Re: Issues with mysql_fetch_assoc()

Posted: Tue Aug 31, 2010 6:31 pm
by mikosiko
read again Eric's post... specially the last line and compare it with what you wrote :wink:

Re: Issues with mysql_fetch_assoc()

Posted: Tue Aug 31, 2010 6:43 pm
by ZEKI692
I have and I'm still getting an error. I'm not clear on what I'm doing wrong.

Re: Issues with mysql_fetch_assoc()

Posted: Tue Aug 31, 2010 8:52 pm
by internet-solution
ZEKI692 wrote:I have and I'm still getting an error.
Read again. :roll:

Eric's code

Code: Select all

SELECT * from test WHERE id='$wanted'
Yours

Code: Select all

SELECT * FROM test WHERE $id=$wanted
Can you spot the difference?

Re: Issues with mysql_fetch_assoc()

Posted: Thu Sep 02, 2010 2:07 pm
by ZEKI692
All right, I see what I did, but now there's a new error.

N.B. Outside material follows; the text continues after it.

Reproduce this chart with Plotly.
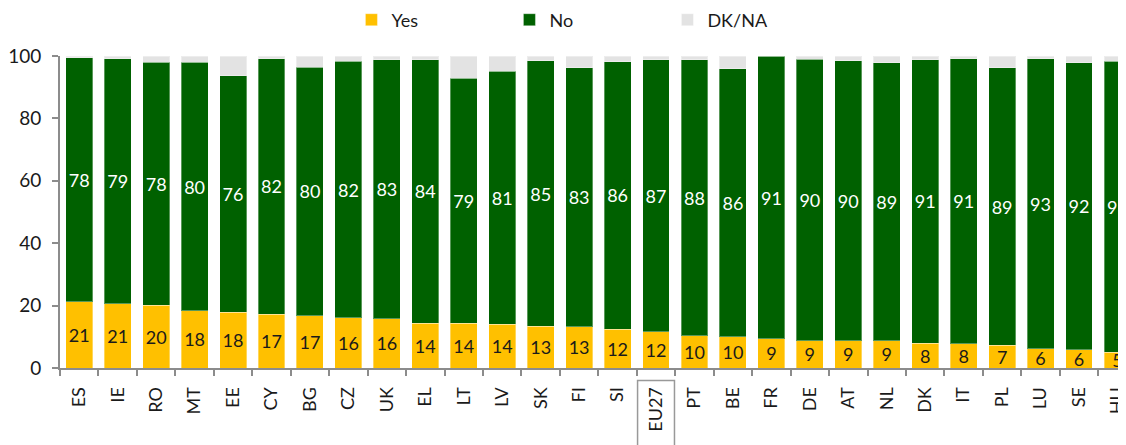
import plotly.graph_objects as go

countries = ["ES", "IE", "RO", "MT", "EE", "CY", "BG", "CZ", "UK", "EL",
             "LT", "LV", "SK", "FI", "SI", "EU27", "PT", "BE", "FR", "DE",
             "AT", "NL", "DK", "IT", "PL", "LU", "SE", "HU"]

yes = [21.2, 20.6, 20.1, 18.3, 17.9, 17.3, 16.8, 16.1, 15.8, 14.4,
       14.3, 14.1, 13.4, 13.2, 12.4, 11.6, 10.4, 10.0, 9.3, 8.8,
       8.8, 8.8, 8.0, 7.7, 7.3, 6.1, 5.9, 5.0]

no = [78.2, 78.6, 77.9, 79.7, 75.8, 81.8, 79.6, 82.2, 83.0, 84.4,
      78.6, 81.0, 85.0, 83.0, 85.8, 87.2, 88.4, 85.9, 90.6, 90.1,
      89.6, 89.0, 90.8, 91.4, 88.9, 93.0, 92.0, 93.3]

dk_na = [0.6, 0.8, 2.0, 2.0, 6.3, 0.9, 3.6, 1.7, 1.2, 1.2,
         7.1, 4.9, 1.6, 3.8, 1.8, 1.2, 1.2, 4.1, 0.1, 1.1,
         1.6, 2.2, 1.2, 0.9, 3.8, 0.9, 2.1, 1.7]

FONT = "Lato, 'Open Sans', sans-serif"
TEXT_COL = "#1a1a1a"
AXIS_COL = "#8c8c8c"
EDGE = "rgba(255,255,255,0.35)"

fig = go.Figure()

fig.add_trace(go.Bar(
    x=countries, y=yes, name="Yes",
    marker=dict(color="#FFC000", line=dict(color=EDGE, width=1)),
    texttemplate="%{y:.0f}", textposition="inside", insidetextanchor="middle",
    textangle=0, constraintext="none",
    textfont=dict(color=TEXT_COL, size=18, family=FONT),
))
fig.add_trace(go.Bar(
    x=countries, y=no, name="No",
    marker=dict(color="#006100", line=dict(color=EDGE, width=1)),
    texttemplate="%{y:.0f}", textposition="inside", insidetextanchor="middle",
    textangle=0, constraintext="none",
    textfont=dict(color="white", size=18, family=FONT),
))
fig.add_trace(go.Bar(
    x=countries, y=dk_na, name="DK/NA",
    marker=dict(color="#E3E3E3", line=dict(color=EDGE, width=1)),
))

# box around the EU27 tick label
fig.add_shape(type="rect", xref="x", yref="paper",
              x0=14.52, x1=15.48, y0=-0.04, y1=-0.32,
              line=dict(color="#999999", width=1.5), layer="above")

# the page body adds an 8px offset, so the figure is drawn slightly up/left
fig.update_layout(
    barmode="stack",
    bargap=0.3,
    width=1126, height=445,
    margin=dict(l=52, r=0, t=48, b=84.5, autoexpand=False),
    plot_bgcolor="white", paper_bgcolor="white",
    font=dict(family=FONT, size=18, color=TEXT_COL),
    uniformtext=dict(mode="show", minsize=10),
    legend=dict(
        orientation="h", xref="container", yref="container",
        x=0.305, y=0.973, xanchor="left", yanchor="middle",
        traceorder="normal", entrywidth=113, entrywidthmode="pixels",
        itemwidth=30, font=dict(size=18, family=FONT, color=TEXT_COL),
    ),
    showlegend=True,
)

fig.update_xaxes(
    type="category", range=[-0.5, 27.43],
    tickangle=-90, tickson="boundaries", ticklabelstandoff=10,
    ticks="outside", ticklen=6, tickcolor=AXIS_COL, tickwidth=1.5,
    showline=True, linecolor=AXIS_COL, linewidth=2,
    showgrid=False, tickfont=dict(size=18, family=FONT, color=TEXT_COL),
)
fig.update_yaxes(
    range=[0, 100], tickvals=[0, 20, 40, 60, 80, 100],
    ticks="outside", ticklen=6, tickcolor=AXIS_COL, tickwidth=1.5,
    showline=True, linecolor=AXIS_COL, linewidth=2,
    showgrid=False, zeroline=False, ticklabelstandoff=7,
    tickfont=dict(size=19, family=FONT, color=TEXT_COL),
)

fig.write_html("out.html")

Parse error: syntax error, unexpected T_STRING in /home/content/s/c/s/scssalesweb/html/Streetmate2005Group1test.php on line 9

Code for far:

Code: Select all


$wanted = NULL;
                
function lookup($wanted) //Part number of the item this form is for.
{
	$result = mysql_query(SELECT * from test WHERE id='$wanted');
         while($row = mysql_fetch_assoc($result)) 
	{      
		$price = $row['price'];
	}
}

Re: Issues with mysql_fetch_assoc()

Posted: Thu Sep 02, 2010 5:22 pm
by ZEKI692
So, I decided to read the manual on php.net, and learned quite a bit. I solved all my issues! Thanks for your help guys, it was much appreciated!